We had to spend days with eyed blindfolded, wrapped in a chador, facing the wall. On either side of us they had erected wooden walls to separate us. We were not allowed to talk. There we squatted, motionless, dawn to dusk, not even allowed the slightest movement to our limbs. Only at night were we permitted to lie down in that narrow space. Eyes bound, wrapped in the chador. By closing every sensual communication with the outside world they had broken down the barrier between life and death. We were living humans in a coffin. The total silence of that place was only broken by the guards and the prison chief cursing and humiliating. Days turned into weeks and weeks into months. My life in this coffin lasted barely a month. I was recalled to Evin for more interrogation. But my friends had to stay there for months. Many lost their psychological balance and began to have delusion and hallucinate. They were dragged behind the microphone in this unnatural state to speak to other prisoners of their worthlessness and insignificance and “confess” to murder and treason. These bitter and desperate “confessions” were also relayed through loudspeakers to my friends squatting in their coffins. The words were not new. For years these testimonies were being repeated in the prison. What was new was that these words came from people who were celebrated for their resistance.

This black period lasted ten months. A handful saw it to its end and did not surrender. Yes. Humans have an amazing capacity for endurance and hidden defence mechanisms can come to play in extreme situations. As Bruno Betellheim who studied the psychology of prisoners in concentration camps observed, the study of human response in extreme conditions is totally different from the psychological criteria in normal times.

Now I want to draw attention to the relations between torture and execution. Execution, other than the physical elimination of humans, which to my mind is the greatest of human crimes, has another function. You will all have heard of the dreadful figures for executions in Iran and I do not wish to dwell on any figures today.
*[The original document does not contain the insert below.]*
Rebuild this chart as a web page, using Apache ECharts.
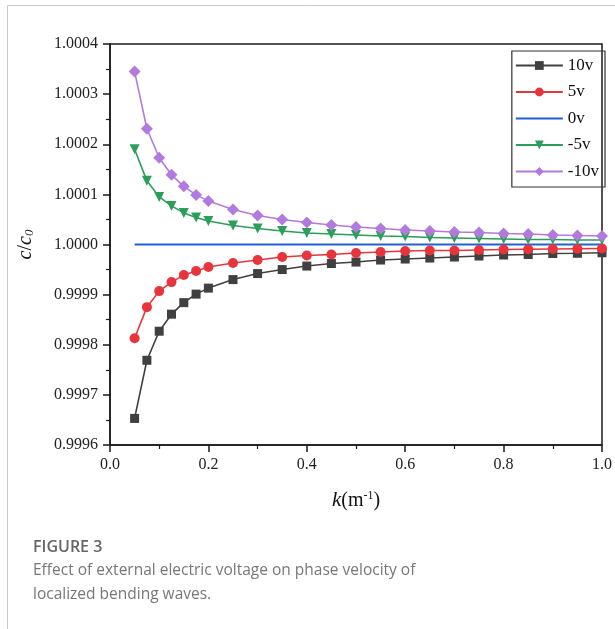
<!DOCTYPE html>
<html>
<head>
<meta charset="utf-8">
<script src="https://cdn.jsdelivr.net/npm/echarts@6/dist/echarts.min.js"></script>
<style>
  html, body { margin: 0; padding: 0; background: #fff; }
  #chart { width: 615px; height: 629px; }
</style>
</head>
<body>
<div id="chart"></div>
<script>
// wave number k (m^-1)
var kValues = [0.05, 0.075, 0.1, 0.125, 0.15, 0.175, 0.2, 0.25, 0.3, 0.35, 0.4, 0.45,
               0.5, 0.55, 0.6, 0.65, 0.7, 0.75, 0.8, 0.85, 0.9, 0.95, 1.0];

// c/c0 for each voltage
var v10 = [0.999653, 0.999769, 0.999827, 0.999861, 0.999884, 0.999901, 0.999913, 0.999930,
           0.999942, 0.999950, 0.999957, 0.999962, 0.999965, 0.999969, 0.999971, 0.999973,
           0.999975, 0.999977, 0.999979, 0.999980, 0.999982, 0.9999825, 0.9999835];
var v5 = [0.999813, 0.999875, 0.999907, 0.999925, 0.999939, 0.999947, 0.999955, 0.999963,
          0.999969, 0.999975, 0.999978, 0.999980, 0.999983, 0.999985, 0.999987, 0.999988,
          0.999988, 0.999989, 0.999990, 0.9999905, 0.999991, 0.9999915, 0.999992];
var v0 = [1, 1, 1, 1, 1, 1, 1, 1, 1, 1, 1, 1, 1, 1, 1, 1, 1, 1, 1, 1, 1, 1, 1];
var vm5 = [1.000190, 1.000127, 1.000095, 1.000077, 1.000063, 1.000054, 1.000047, 1.000038,
           1.000032, 1.000027, 1.000023, 1.000021, 1.000019, 1.000017, 1.000016, 1.000014,
           1.000013, 1.000012, 1.000011, 1.000010, 1.000010, 1.000009, 1.000009];
var vm10 = [1.000345, 1.000231, 1.000173, 1.000139, 1.000116, 1.000099, 1.000087, 1.000070,
            1.000058, 1.000050, 1.000044, 1.000039, 1.000035, 1.000032, 1.000029, 1.000027,
            1.000025, 1.000024, 1.000022, 1.000021, 1.000019, 1.000018, 1.000017];

var yTicks = [0.9996, 0.9997, 0.9998, 0.9999, 1.0000, 1.0001, 1.0002, 1.0003, 1.0004];
var xTicks = [0.0, 0.2, 0.4, 0.6, 0.8, 1.0];

function pairs(ys) {
  return kValues.map(function (k, i) { return [k, ys[i]]; });
}

var serif = 'Liberation Serif';
var myChart = echarts.init(document.getElementById('chart'));

var option = {
  backgroundColor: '#fff',
  animation: false,
  grid: {
    left: 110, right: 11, top: 44, bottom: 184,
    show: true, borderColor: '#1a1a1a', borderWidth: 1.5
  },
  legend: {
    orient: 'vertical',
    right: 10, top: 51,
    padding: [6, 6, 7, 3],
    itemWidth: 47, itemHeight: 11, itemGap: 9.5,
    borderColor: '#333', borderWidth: 1.2,
    textStyle: { fontFamily: serif, fontSize: 17, color: '#111', lineHeight: 16 },
    data: ['10v', '5v', { name: '0v', itemStyle: { opacity: 0 } }, '-5v', '-10v']
  },
  xAxis: {
    type: 'value',
    min: xTicks[0], max: xTicks[xTicks.length - 1], interval: 0.2,
    name: '{i|k}{n|(m}{s|-1}{n|)}',
    nameLocation: 'middle', nameGap: 45,
    nameTextStyle: {
      rich: {
        i: { fontFamily: serif, fontSize: 21, fontStyle: 'italic', color: '#111' },
        n: { fontFamily: serif, fontSize: 20, color: '#111' },
        s: { fontFamily: serif, fontSize: 12, color: '#111', verticalAlign: 'top', padding: [0, 0, 8, 0] }
      }
    },
    axisLine: { lineStyle: { color: '#1a1a1a', width: 1.5 } },
    axisTick: { inside: false, length: 7, lineStyle: { color: '#1a1a1a', width: 1.5 } },
    minorTick: { show: true, splitNumber: 2, length: 4, lineStyle: { color: '#1a1a1a', width: 1.2 } },
    splitLine: { show: false },
    axisLabel: {
      margin: 12, fontFamily: serif, fontSize: 16, color: '#222',
      formatter: function (v) { return v.toFixed(1); }
    }
  },
  yAxis: {
    type: 'value',
    min: yTicks[0], max: yTicks[yTicks.length - 1], interval: 0.0001,
    name: '{i|c}{n|/}{i|c}{s|0}',
    nameLocation: 'middle', nameGap: 74, nameRotate: 90,
    nameTextStyle: {
      rich: {
        i: { fontFamily: serif, fontSize: 20, fontStyle: 'italic', color: '#111' },
        n: { fontFamily: serif, fontSize: 20, color: '#111' },
        s: { fontFamily: serif, fontSize: 13, fontStyle: 'italic', color: '#111', verticalAlign: 'bottom', padding: [6, 0, 0, 0] }
      }
    },
    axisLine: { show: true, lineStyle: { color: '#1a1a1a', width: 1.5 } },
    axisTick: { show: true, inside: false, length: 7, lineStyle: { color: '#1a1a1a', width: 1.5 } },
    minorTick: { show: true, splitNumber: 2, length: 4, lineStyle: { color: '#1a1a1a', width: 1.2 } },
    splitLine: { show: false },
    axisLabel: {
      margin: 12, fontFamily: serif, fontSize: 16, color: '#222',
      formatter: function (v) { return v.toFixed(4); }
    }
  },
  series: [
    { name: '10v', type: 'line', data: pairs(v10), symbol: 'rect', symbolSize: 9,
      itemStyle: { color: '#404040' }, lineStyle: { color: '#404040', width: 1.6 } },
    { name: '5v', type: 'line', data: pairs(v5), symbol: 'circle', symbolSize: 10,
      itemStyle: { color: '#e8353b' }, lineStyle: { color: '#e8353b', width: 1.6 } },
    { name: '0v', type: 'line', data: pairs(v0), symbol: 'none',
      itemStyle: { color: '#1f62d8' }, lineStyle: { color: '#1f62d8', width: 1.8 } },
    { name: '-5v', type: 'line', data: pairs(vm5), symbol: 'triangle', symbolRotate: 180, symbolSize: 10,
      itemStyle: { color: '#2b9e5a' }, lineStyle: { color: '#2b9e5a', width: 1.6 } },
    { name: '-10v', type: 'line', data: pairs(vm10), symbol: 'diamond', symbolSize: 12,
      itemStyle: { color: '#b27ade' }, lineStyle: { color: '#b27ade', width: 1.6 } }
  ],
  graphic: [
    { type: 'line', shape: { x1: 7.5, y1: 5.5, x2: 615, y2: 5.5 }, style: { stroke: '#c8c8c8', lineWidth: 1 } },
    { type: 'line', shape: { x1: 7.5, y1: 5.5, x2: 7.5, y2: 629 }, style: { stroke: '#c8c8c8', lineWidth: 1 } },
    { type: 'text', left: 33, top: 539,
      style: { text: 'FIGURE 3', fill: '#666', font: '600 16px "Open Sans"' } },
    { type: 'text', left: 33, top: 563,
      style: { text: 'Effect of external electric voltage on phase velocity of', fill: '#777', font: '15.5px "Open Sans"' } },
    { type: 'text', left: 33, top: 587,
      style: { text: 'localized bending waves.', fill: '#777', font: '15.5px "Open Sans"' } }
  ]
};

myChart.setOption(option);
</script>
</body>
</html>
All I want to say is that we spent every second in prison alongside death. Execution was there beside us all the time. There were those who were forced to watch the putting to death of fellow prisoners. The rattle of execution was a nightly affair for everyone incarcerated in Evin in the years 1981 and 1982. Mass shootings took place behind the wall of our prison block. One such night I was to hear the sound of the execution of my brother. My brother was executed alongside 85 others that night. We counted the single shots, after the machine gun bursts had died down.
In the summer of 1988 thousands of prisoners who were serving their sentence or had in fact completed it, but had not been freed were executed. I too spent days, with my mates in the block, awaiting death. I was threatened with death on many occasions. These threats, considering the horrendous number of executions, meant we continuously faced death. I faced death for nine years. And still do so in my nightmares.

In the land from where I come, torture is not unfamiliar. Not that people know it from museums or history books. It is from someone from their family or a disappeared neighbour. Although it is forbidden to talk of torture, everyone has heard something. In whispers or in underground literature.
I too had heard a lot about torture before I was arrested. But what I had heard or read were totally insufficient to describe what my body and sole experienced in the prisons of the Islamic Republic.

I was not alone in recovering from those days. They silenced the voice of so many of us. Many others who were freed never got the chance or have the energy to be a witness to their pains. torture and executions to disappear and the torturers and those instrumental in the crimes against humanity to be brought to justice are not only our wishes. More than that is the sole way to Prevent the torture.